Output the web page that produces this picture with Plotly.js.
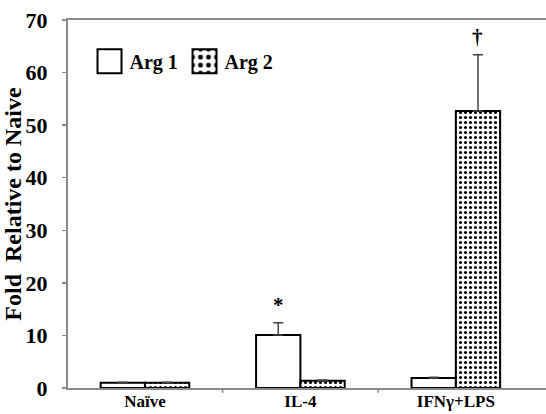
<!DOCTYPE html>
<html><head><meta charset="utf-8">
<script src="https://cdn.plot.ly/plotly-3.0.1.min.js"></script>
<style>html,body{margin:0;padding:0;background:#fff;}#chart{width:546px;height:414px;}</style>
</head><body><div id="chart"></div>
<script>
const categories = ["Naïve", "IL-4", "IFNγ+LPS"];
const arg1 = [1.0, 10.1, 1.9];
const arg1Err = [0.1, 2.3, 0.15];
const arg2 = [1.0, 1.4, 52.7];
const arg2Err = [0.1, 0.1, 10.7];
const yTicks = [0, 10, 20, 30, 40, 50, 60, 70];
const marks = [{cat: 1, series: 0, text: "*"}, {cat: 2, series: 1, text: "†"}];

const serif = "Liberation Serif, Times New Roman, serif";
const gray = "#8a8a8a";

const traces = [
  {type: "bar", name: "Arg 1", x: [0,1,2], y: arg1,
   marker: {color: "#fff", line: {color: "#000", width: 2}},
   error_y: {type: "data", symmetric: false, array: arg1Err, arrayminus: [0,0,0], color: "#444", thickness: 1.5, width: 5}},
  {type: "bar", name: "Arg 2", x: [0,1,2], y: arg2,
   marker: {color: "#fff", line: {color: "#000", width: 2},
            pattern: {shape: ".", fgcolor: "#000", bgcolor: "#fff", size: 5, solidity: 0.3}},
   error_y: {type: "data", symmetric: false, array: arg2Err, arrayminus: [0,0,0], color: "#444", thickness: 1.5, width: 5}}
];

const offs = [-0.142, 0.142];
const annotations = marks.map(m => {
  const vals = m.series === 0 ? arg1 : arg2;
  const errs = m.series === 0 ? arg1Err : arg2Err;
  return {x: m.cat + offs[m.series], y: vals[m.cat] + errs[m.cat], xref: "x", yref: "y",
          text: "<b>" + m.text + "</b>", showarrow: false, yanchor: "bottom", yshift: 4,
          font: {family: serif, size: 21, color: "#000"}};
});

const layout = {
  width: 546, height: 414,
  margin: {l: 68, r: 0, t: 20, b: 26},
  paper_bgcolor: "#fff", plot_bgcolor: "#fff",
  barmode: "group", bargap: 0.43, bargroupgap: 0,
  showlegend: true,
  legend: {orientation: "h", x: 0.045, y: 0.941, xanchor: "left", yanchor: "top",
           entrywidth: 50, entrywidthmode: "pixels",
           font: {family: serif, size: 20, color: "#000", weight: "bold"}, bgcolor: "rgba(0,0,0,0)"},
  xaxis: {type: "linear", range: [-0.495, 2.58], tickmode: "array",
          tickvals: [0,1,2], ticktext: categories, ticks: "", showgrid: false, zeroline: false,
          showline: true, linecolor: gray, linewidth: 2, mirror: true, ticklabelstandoff: -3,
          tickfont: {family: serif, size: 17, color: "#000", weight: "bold"}},
  yaxis: {range: [0, 70], tickmode: "array", tickvals: yTicks, ticks: "outside", ticklen: 4,
          tickcolor: gray, tickwidth: 1.5, showgrid: false, zeroline: false,
          showline: true, linecolor: gray, linewidth: 2, ticklabelstandoff: 10,
          tickfont: {family: serif, size: 22, color: "#000", weight: "bold"},
          title: {text: "Fold\u00a0 Relative to Naive", standoff: 4,
                  font: {family: serif, size: 24, color: "#000", weight: "bold"}}},
  shapes: [0.5, 1.5].map(b => ({type: "line", xref: "x", yref: "paper", x0: b, x1: b, y0: 0, y1: -0.013,
           line: {color: gray, width: 1.5}})),
  annotations: annotations
};

Plotly.newPlot("chart", traces, layout, {displayModeBar: false, staticPlot: true}).then(() => {
  document.querySelectorAll(".legendpoints path").forEach(p => {
    p.setAttribute("transform", (p.getAttribute("transform") || "") + " scale(2)");
    p.setAttribute("vector-effect", "non-scaling-stroke");
  });
});
</script></body></html>
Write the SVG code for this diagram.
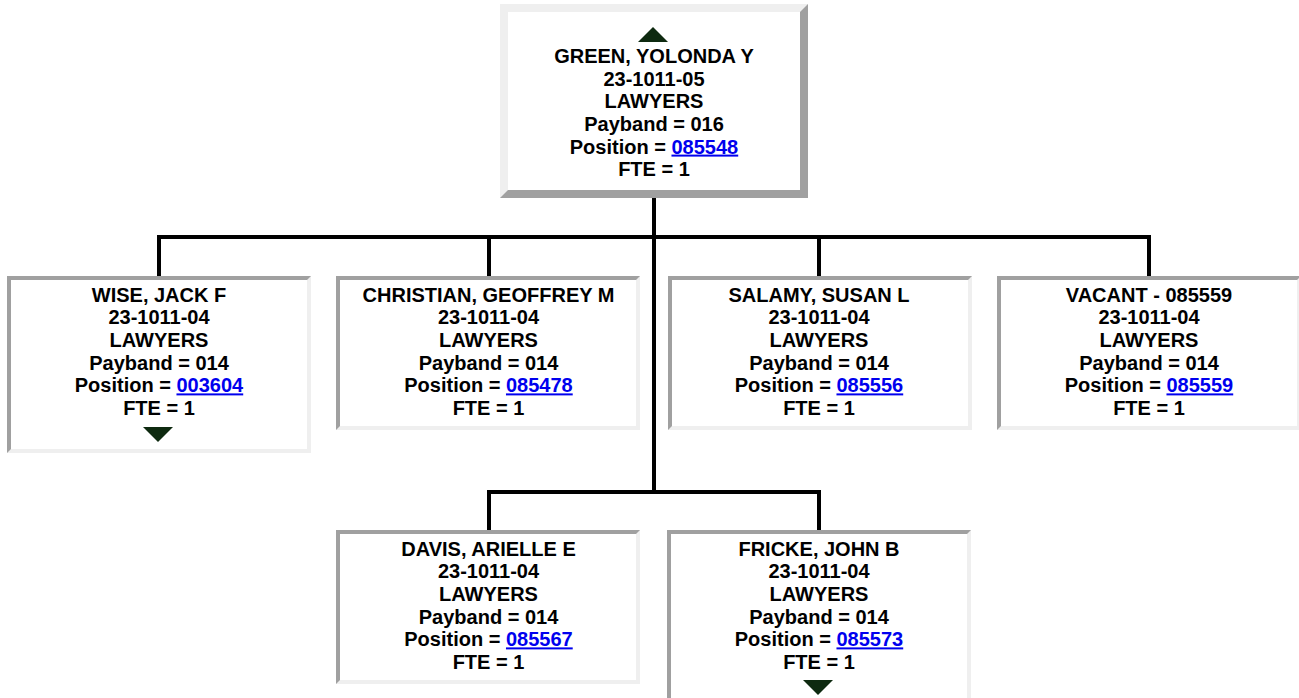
════════
### TASK REQUIREMENTS
Print the records above exactly as they stand, but leave out the pictures.

### RESPONSE TO THIS EXERCISE
Output the web page that produces this picture with Plotly.js.
<!DOCTYPE html>
<html><head><meta charset="utf-8">
<script src="https://cdn.plot.ly/plotly-3.0.1.min.js"></script>
<style>html,body{margin:0;padding:0;background:#fff;}#chart{width:546px;height:414px;}</style>
</head><body><div id="chart"></div>
<script>
const categories = ["Naïve", "IL-4", "IFNγ+LPS"];
const arg1 = [1.0, 10.1, 1.9];
const arg1Err = [0.1, 2.3, 0.15];
const arg2 = [1.0, 1.4, 52.7];
const arg2Err = [0.1, 0.1, 10.7];
const yTicks = [0, 10, 20, 30, 40, 50, 60, 70];
const marks = [{cat: 1, series: 0, text: "*"}, {cat: 2, series: 1, text: "†"}];

const serif = "Liberation Serif, Times New Roman, serif";
const gray = "#8a8a8a";

const traces = [
  {type: "bar", name: "Arg 1", x: [0,1,2], y: arg1,
   marker: {color: "#fff", line: {color: "#000", width: 2}},
   error_y: {type: "data", symmetric: false, array: arg1Err, arrayminus: [0,0,0], color: "#444", thickness: 1.5, width: 5}},
  {type: "bar", name: "Arg 2", x: [0,1,2], y: arg2,
   marker: {color: "#fff", line: {color: "#000", width: 2},
            pattern: {shape: ".", fgcolor: "#000", bgcolor: "#fff", size: 5, solidity: 0.3}},
   error_y: {type: "data", symmetric: false, array: arg2Err, arrayminus: [0,0,0], color: "#444", thickness: 1.5, width: 5}}
];

const offs = [-0.142, 0.142];
const annotations = marks.map(m => {
  const vals = m.series === 0 ? arg1 : arg2;
  const errs = m.series === 0 ? arg1Err : arg2Err;
  return {x: m.cat + offs[m.series], y: vals[m.cat] + errs[m.cat], xref: "x", yref: "y",
          text: "<b>" + m.text + "</b>", showarrow: false, yanchor: "bottom", yshift: 4,
          font: {family: serif, size: 21, color: "#000"}};
});

const layout = {
  width: 546, height: 414,
  margin: {l: 68, r: 0, t: 20, b: 26},
  paper_bgcolor: "#fff", plot_bgcolor: "#fff",
  barmode: "group", bargap: 0.43, bargroupgap: 0,
  showlegend: true,
  legend: {orientation: "h", x: 0.045, y: 0.941, xanchor: "left", yanchor: "top",
           entrywidth: 50, entrywidthmode: "pixels",
           font: {family: serif, size: 20, color: "#000", weight: "bold"}, bgcolor: "rgba(0,0,0,0)"},
  xaxis: {type: "linear", range: [-0.495, 2.58], tickmode: "array",
          tickvals: [0,1,2], ticktext: categories, ticks: "", showgrid: false, zeroline: false,
          showline: true, linecolor: gray, linewidth: 2, mirror: true, ticklabelstandoff: -3,
          tickfont: {family: serif, size: 17, color: "#000", weight: "bold"}},
  yaxis: {range: [0, 70], tickmode: "array", tickvals: yTicks, ticks: "outside", ticklen: 4,
          tickcolor: gray, tickwidth: 1.5, showgrid: false, zeroline: false,
          showline: true, linecolor: gray, linewidth: 2, ticklabelstandoff: 10,
          tickfont: {family: serif, size: 22, color: "#000", weight: "bold"},
          title: {text: "Fold\u00a0 Relative to Naive", standoff: 4,
                  font: {family: serif, size: 24, color: "#000", weight: "bold"}}},
  shapes: [0.5, 1.5].map(b => ({type: "line", xref: "x", yref: "paper", x0: b, x1: b, y0: 0, y1: -0.013,
           line: {color: gray, width: 1.5}})),
  annotations: annotations
};

Plotly.newPlot("chart", traces, layout, {displayModeBar: false, staticPlot: true}).then(() => {
  document.querySelectorAll(".legendpoints path").forEach(p => {
    p.setAttribute("transform", (p.getAttribute("transform") || "") + " scale(2)");
    p.setAttribute("vector-effect", "non-scaling-stroke");
  });
});
</script></body></html>
Write the SVG code for this diagram.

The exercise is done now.